Through The Eyes of a 14-Year-Old - Interview with Michal Zadara

English

Michal Zadara

The Paul Street Boys is compulsory reading in Hungarian schools but it is rather surprising that generations of readers have grown up on this novel even in Poland. Is it still a compulsory reading there?

 
It was one of the compulsory books during the communist era but that was a much more centralised system. Today it is optional reading and teachers can decide if they want to include it in the curriculum or not. There are children who read it even today, but back in the 50s up until my generation it used was compulsory.
 
Why did you decide to adapt it to the stage?
 
The director of the Warsaw National Theatre invited me to direct anything that I would like. I thought a national theatre is a rather conservative institution and even though its repertoire is completely normal, not specifically national, I still thought that once I do a piece for the National Theatre, it will somehow be about everyone. This has turned out to be the The Paul Street Boys, which is serious in a certain form, but at the core extremely ironic. Right from the beginning, my aim was to make it for adults and with adults. This is somehow a metaphor for the entire country, because we are all orphans of communism.
 
The actors that play the boys are not children but grown-ups. Does this mean that the original story was more like a vehicle for you to tell your own story?
 

No, we stayed very truthful to [Ferenc Molnár, the author of The Paul Street Boys]. The framework for the performance was rather autobiographical from the point of view of the actors, because just when we were preparing for the play, there were plans to close down the theatre where we were playing and build a supermarket or something similar in its place. Just like at the end of the story, when they build a house on the playground. All they fought for falls victim to capitalism and perishes.

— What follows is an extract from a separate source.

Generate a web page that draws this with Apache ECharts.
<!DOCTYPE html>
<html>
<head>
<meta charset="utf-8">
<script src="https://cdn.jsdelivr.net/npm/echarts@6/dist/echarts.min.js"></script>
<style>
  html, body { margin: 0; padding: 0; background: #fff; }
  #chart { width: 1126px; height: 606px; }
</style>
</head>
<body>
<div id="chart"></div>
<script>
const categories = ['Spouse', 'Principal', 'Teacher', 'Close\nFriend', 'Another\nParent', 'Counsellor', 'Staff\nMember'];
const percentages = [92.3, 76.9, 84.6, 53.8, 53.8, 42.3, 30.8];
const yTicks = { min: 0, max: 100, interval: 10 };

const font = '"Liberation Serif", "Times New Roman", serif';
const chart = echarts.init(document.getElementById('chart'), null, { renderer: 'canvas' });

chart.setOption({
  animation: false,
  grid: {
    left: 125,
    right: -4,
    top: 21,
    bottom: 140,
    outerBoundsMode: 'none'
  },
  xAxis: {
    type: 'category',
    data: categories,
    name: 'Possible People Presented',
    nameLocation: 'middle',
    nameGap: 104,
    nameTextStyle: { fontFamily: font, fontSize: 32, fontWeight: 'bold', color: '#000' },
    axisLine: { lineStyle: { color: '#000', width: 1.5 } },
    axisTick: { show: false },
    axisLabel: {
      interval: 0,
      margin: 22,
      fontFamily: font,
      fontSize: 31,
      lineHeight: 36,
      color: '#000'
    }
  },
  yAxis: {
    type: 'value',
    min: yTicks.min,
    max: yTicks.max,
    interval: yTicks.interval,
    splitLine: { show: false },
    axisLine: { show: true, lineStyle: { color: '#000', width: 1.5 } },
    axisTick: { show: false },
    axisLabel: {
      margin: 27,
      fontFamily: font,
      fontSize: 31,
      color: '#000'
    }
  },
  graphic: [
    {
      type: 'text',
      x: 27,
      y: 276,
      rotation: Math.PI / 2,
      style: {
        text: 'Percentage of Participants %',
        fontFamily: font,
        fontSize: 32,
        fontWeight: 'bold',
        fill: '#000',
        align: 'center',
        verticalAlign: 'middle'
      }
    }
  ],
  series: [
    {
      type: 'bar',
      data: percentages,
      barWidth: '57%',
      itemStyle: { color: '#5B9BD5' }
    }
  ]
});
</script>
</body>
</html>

This system devours what's precious, and turns it into cash. Molnár sensed this in his time and we can also see it today. This is more than simply telling a story. It does not really matter whether someone is a boy or a man because there is always somebody in me who is 14, someone who is 30, obviously, and in a way someone who is potentially 60. I do not think this matters, I look at my life today the same way as I did when I was 14. I do not tell the story of the boys from the point of an adult, but rather tell a story of adults from a child's perspective. The whole world is about boys playing wargames. There's Iraq for instance, where completely crazy people play war. The same applies to children. Nemecsek gets killed in the novel. To me, this is the most terrible thing in the world and in reality: that nobody grows up really. Children are like adults because they are just as horrible as adults, and vice versa. There is no difference, which is very sad.

 
You have said about The Paul Street Boys that they believe in fiction and pretend that their playground is their home, and adults act the same way when they choose which group to become a part. Where would you place the issue of nationality?
 
For me this story is somehow a Jewish story. Even if Molnár never defined himself as a Jewish writer and he did not make Nemecsek a Jewish character, the aura of Jewishness hangs around this book and this subject I believe can only be felt and understood from the perspective of the 20th century European Jewish fate: people without a home who fight for a country because they would like to have a home. From the point of the boys this means that once they loose the playground, they will not have a home. Nemecsek wants this home even more than the others and this story for me is about assimilation. He really wants to assimilate, he wants to be just like the people that he lives with, but then he does. The whole thing does not mean that much to the others, they can just find another playground, but Nemcsek gave his life for it, for nothing. My take on this performance is...a parody of patriotism, of the boys who play war. Waving a flag around is always ridiculous, a joke.
 
Considering that you grew up in different cultures, in Vienna and Frankfurt, do you look at Polish traditions in a different way, from the outside?
 
 

They often say that. But it should be put to the test. I should be brought up again, but this time in Poland, and then it could be seen what becomes of me. I suppose I would hate this kind of patriarchal system even more than now.